An ancient music manuscript from the Lune Convent shows a liturgy for the coronation of nuns.

Lune Convent

Musical premieres happen all the time. A new piece makes its debut in a concert hall or music club. But there's another kind of premiere — when centuries-old music, lost in the dust of history, gets rediscovered and performed once again.

Music commentator Tom Manoff has made something of a discovery himself. He's been listening to a new CD of very old music — a collection of anonymous medieval sacred songs, recently discovered in manuscripts from convents in an area of Northern Germany called the Lune Heath.

Spiritual Emotion In Music

The new CD, God Shall Be Praised, Music from Lune Convent, features music from a cloister first established in the year 1170. The pieces date from the 13th to the 16th centuries, and have remained unknown for hundreds of years. It's like listening to a lost musical world.

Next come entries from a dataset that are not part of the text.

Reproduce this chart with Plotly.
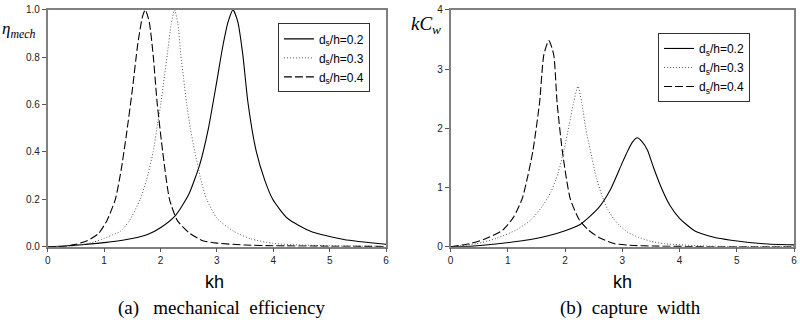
import plotly.graph_objects as go

# ---------------- data ----------------
# (a) mechanical efficiency
kh_a_02 = [0, 0.3, 0.6, 1.0, 1.4, 1.76, 2.0, 2.26, 2.5, 2.7, 2.85, 3.0, 3.1, 3.2, 3.285,
           3.37, 3.46, 3.55, 3.7, 3.85, 3.99, 4.25, 4.66, 5.25, 6.0]
eta_02 = [0, 0.003, 0.008, 0.017, 0.03, 0.05, 0.08, 0.13, 0.22, 0.35, 0.5, 0.7, 0.84, 0.95, 1.0,
          0.95, 0.81, 0.61, 0.40, 0.28, 0.2, 0.12, 0.065, 0.03, 0.01]

kh_a_03 = [0, 0.4, 0.6, 0.82, 1.0, 1.15, 1.29, 1.45, 1.64, 1.75, 1.87, 1.95, 2.01, 2.07, 2.12,
           2.19, 2.25, 2.31, 2.36, 2.41, 2.46, 2.53, 2.61, 2.73, 2.82, 3.0, 3.3, 3.6, 4.0, 4.5, 5.0, 6.0]
eta_03 = [0, 0.002, 0.008, 0.02, 0.035, 0.05, 0.065, 0.11, 0.2, 0.28, 0.40, 0.52, 0.61, 0.72, 0.81,
          0.94, 1.0, 0.94, 0.81, 0.71, 0.61, 0.5, 0.40, 0.27, 0.2, 0.12, 0.065, 0.033, 0.014, 0.007, 0.004, 0.001]

kh_a_04 = [0, 0.3, 0.5, 0.7, 0.9, 1.05, 1.2, 1.3, 1.4, 1.5, 1.6, 1.68, 1.73, 1.8, 1.87, 1.94,
           2.04, 2.16, 2.3, 2.5, 2.75, 3.0, 3.5, 4.0, 5.0, 6.0]
eta_04 = [0, 0.002, 0.01, 0.025, 0.055, 0.11, 0.2, 0.32, 0.48, 0.66, 0.86, 0.97, 1.0, 0.95, 0.81, 0.61,
          0.40, 0.2, 0.11, 0.06, 0.025, 0.015, 0.007, 0.004, 0.002, 0.001]

# (b) capture width
kh_b_02 = [0, 0.4, 1.02, 1.4, 1.72, 2.0, 2.27, 2.58, 2.8, 3.0, 3.1, 3.18, 3.26, 3.34, 3.44, 3.54,
           3.68, 3.83, 4.0, 4.26, 4.6, 4.9, 5.47, 6.0]
kcw_02 = [0, 0.01, 0.07, 0.12, 0.19, 0.27, 0.38, 0.65, 0.98, 1.42, 1.63, 1.77, 1.84, 1.78, 1.63, 1.35,
          1.0, 0.70, 0.48, 0.27, 0.16, 0.11, 0.05, 0.03]

kh_b_03 = [0, 0.45, 0.8, 1.14, 1.4, 1.6, 1.75, 1.88, 1.98, 2.07, 2.15, 2.225, 2.29, 2.36, 2.44,
           2.55, 2.65, 2.75, 2.85, 2.95, 3.1, 3.28, 3.5, 3.74, 4.5, 6.0]
kcw_03 = [0, 0.05, 0.14, 0.28, 0.45, 0.68, 0.92, 1.25, 1.63, 2.05, 2.44, 2.71, 2.44, 2.0, 1.63,
          1.15, 0.85, 0.62, 0.47, 0.36, 0.24, 0.16, 0.09, 0.05, 0.01, 0.0]

kh_b_04 = [0, 0.33, 0.6, 0.91, 1.1, 1.25, 1.35, 1.44, 1.555, 1.63, 1.717, 1.80, 1.86, 1.95, 2.09,
           2.25, 2.41, 2.6, 2.87, 3.2, 3.6, 4.5, 6.0]
kcw_04 = [0, 0.05, 0.13, 0.28, 0.5, 0.81, 1.2, 1.63, 2.44, 3.25, 3.48, 3.25, 2.44, 1.63, 0.81,
          0.45, 0.28, 0.15, 0.05, 0.02, 0.01, 0.0, 0.0]

legend_names = ["d<sub>s</sub>/h=0.2", "d<sub>s</sub>/h=0.3", "d<sub>s</sub>/h=0.4"]
x_ticks = [0, 1, 2, 3, 4, 5, 6]
y_ticks_a = [0.0, 0.2, 0.4, 0.6, 0.8, 1.0]
y_ticks_b = [0, 1, 2, 3, 4]

# ---------------- figure ----------------
fig = go.Figure()
styles = [dict(color="black", width=1.1, dash="solid"),
          dict(color="#555", width=1, dash="1px,2px"),
          dict(color="black", width=1.1, dash="8px,3px")]

for (x, y), name, st in zip([(kh_a_02, eta_02), (kh_a_03, eta_03), (kh_a_04, eta_04)], legend_names, styles):
    fig.add_trace(go.Scatter(x=x, y=y, mode="lines", name=name, line=dict(shape="spline", smoothing=0.6, **st),
                             xaxis="x", yaxis="y", legend="legend"))
for (x, y), name, st in zip([(kh_b_02, kcw_02), (kh_b_03, kcw_03), (kh_b_04, kcw_04)], legend_names, styles):
    fig.add_trace(go.Scatter(x=x, y=y, mode="lines", name=name, line=dict(shape="spline", smoothing=0.6, **st),
                             xaxis="x2", yaxis="y2", legend="legend2"))

W, H = 800, 322
ytop, ybot = 4, 250
ydom = [1 - ybot / H, 1 - ytop / H]

axis_common = dict(showline=True, linecolor="#808080", linewidth=1.5, mirror=True,
                   ticks="outside", ticklen=4, tickcolor="#555", tickwidth=1,
                   showgrid=False, zeroline=False, ticklabeloverflow="allow",
                   tickfont=dict(family="Liberation Sans, Arial", size=10, color="#222"))

fig.update_layout(
    width=W, height=H,
    margin=dict(l=0, r=0, t=0, b=0),
    paper_bgcolor="white", plot_bgcolor="white",
    xaxis=dict(domain=[45 / W, 386 / W], range=[0, 6], tickvals=x_ticks, anchor="y", **axis_common),
    yaxis=dict(domain=ydom, range=[0, 1.0], tickvals=y_ticks_a, tickformat=".1f", anchor="x", **axis_common),
    xaxis2=dict(domain=[451 / W, 797 / W], range=[0, 6], tickvals=x_ticks, anchor="y2", **axis_common),
    yaxis2=dict(domain=ydom, range=[0, 4], tickvals=y_ticks_b, anchor="x2", **axis_common),
    legend=dict(x=277 / W, y=1 - 18 / H, xanchor="left", yanchor="top",
                bordercolor="#333", borderwidth=1, bgcolor="white",
                font=dict(family="Liberation Sans, Arial", size=12, color="black"),
                tracegroupgap=0, itemwidth=30),
    legend2=dict(x=660 / W, y=1 - 28 / H, xanchor="left", yanchor="top",
                 bordercolor="#333", borderwidth=1, bgcolor="white",
                 font=dict(family="Liberation Sans, Arial", size=12, color="black"),
                 tracegroupgap=0, itemwidth=30),
    showlegend=True,
)

ann_font = dict(family="Liberation Sans, Arial", size=18, color="black")
serif = dict(family="Liberation Serif, Times New Roman", size=19, color="black")
common = dict(xref="paper", yref="paper", showarrow=False, xanchor="center", yanchor="middle")
fig.add_annotation(text="kh", x=213 / W, y=1 - 287 / H, font=ann_font, **common)
fig.add_annotation(text="kh", x=624 / W, y=1 - 287 / H, font=ann_font, **common)
fig.add_annotation(text="(a)&nbsp;&nbsp;&nbsp;mechanical&nbsp;&nbsp;efficiency", x=220 / W, y=1 - 314 / H,
                   font=serif, **common)
fig.add_annotation(text="(b)&nbsp;&nbsp;capture&nbsp;&nbsp;width", x=632 / W, y=1 - 314 / H, font=serif, **common)
fig.add_annotation(text="<i>η<sub>mech</sub></i>", x=16 / W, y=1 - 25 / H,
                   font=dict(family="Liberation Serif, Times New Roman", size=17, color="black"), **common)
fig.add_annotation(text="<i>kC<sub>w</sub></i>", x=426 / W, y=1 - 20 / H,
                   font=dict(family="Liberation Serif, Times New Roman", size=19, color="black"), **common)

fig.write_html("out.html")
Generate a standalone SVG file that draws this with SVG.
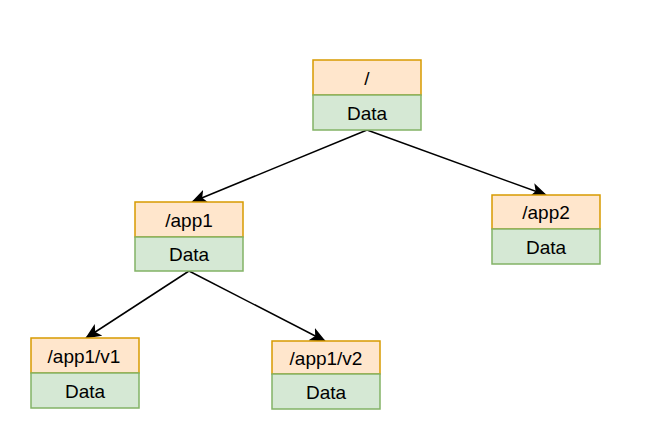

Many spiritual traditions share something universal in their music — a sense of devotion and of the way music turns that emotion into pure sound.

The music on this CD may sound simple, but it's not. The rising and falling patterns of the melodies were composed with subtle genius, to interest the ear but also create a sense of calmness and inner reflection. The performances are by the Ensemble Devotio Moderna, a group of fine musicians who took these recently discovered manuscripts and transformed them into a remarkable world of music, sound and culture.

There are several ways to enjoy this recording. One is to follow each piece with the Latin text, taking notice of how the melody makes a particular text sing. For example, Tribus Signis Dignis tells the story of the three kings who follow the star to Bethlehem. After the soloist sings a verse, there is a group response, always on the same words, translated as: "The star, the star shines, the whole congregation rejoices."

Another way to listen is to just let the music float beyond such details and experience it as a lost world — a world less cluttered, when time was measured by shadows on a sundial in a garden.